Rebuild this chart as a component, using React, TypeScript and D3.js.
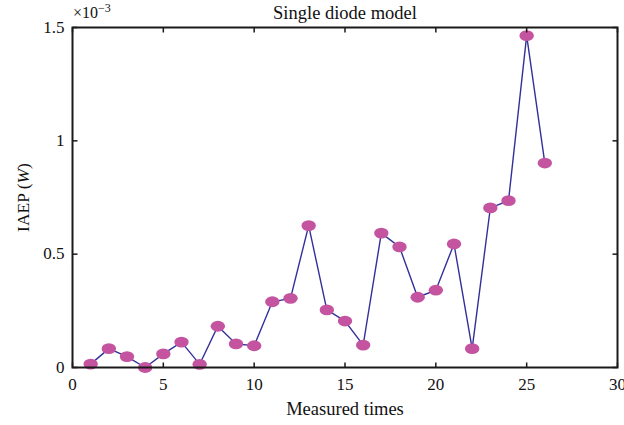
import React from "react";
import * as d3 from "d3";

const times = [1,2,3,4,5,6,7,8,9,10,11,12,13,14,15,16,17,18,19,20,21,22,23,24,25,26];
const iaep = [0.015,0.083,0.048,0.0,0.060,0.112,0.014,0.182,0.104,0.096,0.290,0.305,0.626,0.254,0.205,0.099,0.593,0.532,0.310,0.341,0.545,0.083,0.704,0.736,1.464,0.902];
const xTicks = [0,5,10,15,20,25,30];
const yTicks = [0,0.5,1,1.5];
const yTickLabels = ["0","0.5","1","1.5"];

const W = 624, H = 425;
const L = 72.5, R = 617.5, T = 27.5, B = 367.5;
const font = "'Liberation Serif', 'DejaVu Serif', serif";

export default function App() {
  const x = d3.scaleLinear().domain([0, 30]).range([L, R]);
  const y = d3.scaleLinear().domain([0, 1.5]).range([B, T]);
  const pts = times.map((t, i) => [t, iaep[i]] as [number, number]);
  const line = d3.line<[number, number]>().x(d => x(d[0])).y(d => y(d[1]));
  return (
    <svg width={W} height={H} style={{ position: "absolute", left: 0, top: 0, background: "#fff" }} fontFamily={font}>
      <rect x={0} y={0} width={W} height={H} fill="#fff" />
      <path d={line(pts) || ""} fill="none" stroke="#33309a" strokeWidth={1.4} />
      {pts.map((d, i) => (
        <ellipse key={i} cx={x(d[0])} cy={y(d[1])} rx={7.2} ry={5.4} fill="#c453a0" />
      ))}
      {/* frame */}
      <rect x={L} y={T} width={R - L} height={B - T} fill="none" stroke="#1a1a1a" strokeWidth={2} />
      {xTicks.map((t, i) => (
        <g key={"x" + i}>
          <line x1={x(t)} x2={x(t)} y1={B} y2={B - 5} stroke="#1a1a1a" strokeWidth={1.5} />
          <line x1={x(t)} x2={x(t)} y1={T} y2={T + 5} stroke="#1a1a1a" strokeWidth={1.5} />
          <text x={x(t)} y={390} fontSize={17} textAnchor="middle" fill="#111">{t}</text>
        </g>
      ))}
      {yTicks.map((t, i) => (
        <g key={"y" + i}>
          <line x1={L} x2={L + 5} y1={y(t)} y2={y(t)} stroke="#1a1a1a" strokeWidth={1.5} />
          <line x1={R} x2={R - 5} y1={y(t)} y2={y(t)} stroke="#1a1a1a" strokeWidth={1.5} />
          <text x={L - 8} y={y(t) + 5} fontSize={17} textAnchor="end" fill="#111">{yTickLabels[i]}</text>
        </g>
      ))}
      <text x={73} y={18} fontSize={16} fill="#111">×10<tspan dy={-6} fontSize={12}>−3</tspan></text>
      <text x={(L + R) / 2} y={19} fontSize={18.5} textAnchor="middle" fill="#111">Single diode model</text>
      <text x={(L + R) / 2} y={415} fontSize={18.5} textAnchor="middle" fill="#111">Measured times</text>
      <text transform={`translate(29, ${(T + B) / 2}) rotate(-90)`} fontSize={17.5} textAnchor="middle" fill="#111">
        IAEP (<tspan fontStyle="italic">W</tspan>)
      </text>
    </svg>
  );
}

________________________________________

- _Exercise objective_: Repeat, with no pictures, each line from the beginning of the data through the line containing "import * as", inclusive.

- _Answer_:
Rebuild this chart as a component, using React, TypeScript and D3.js.
import React from "react";
import * as d3 from "d3";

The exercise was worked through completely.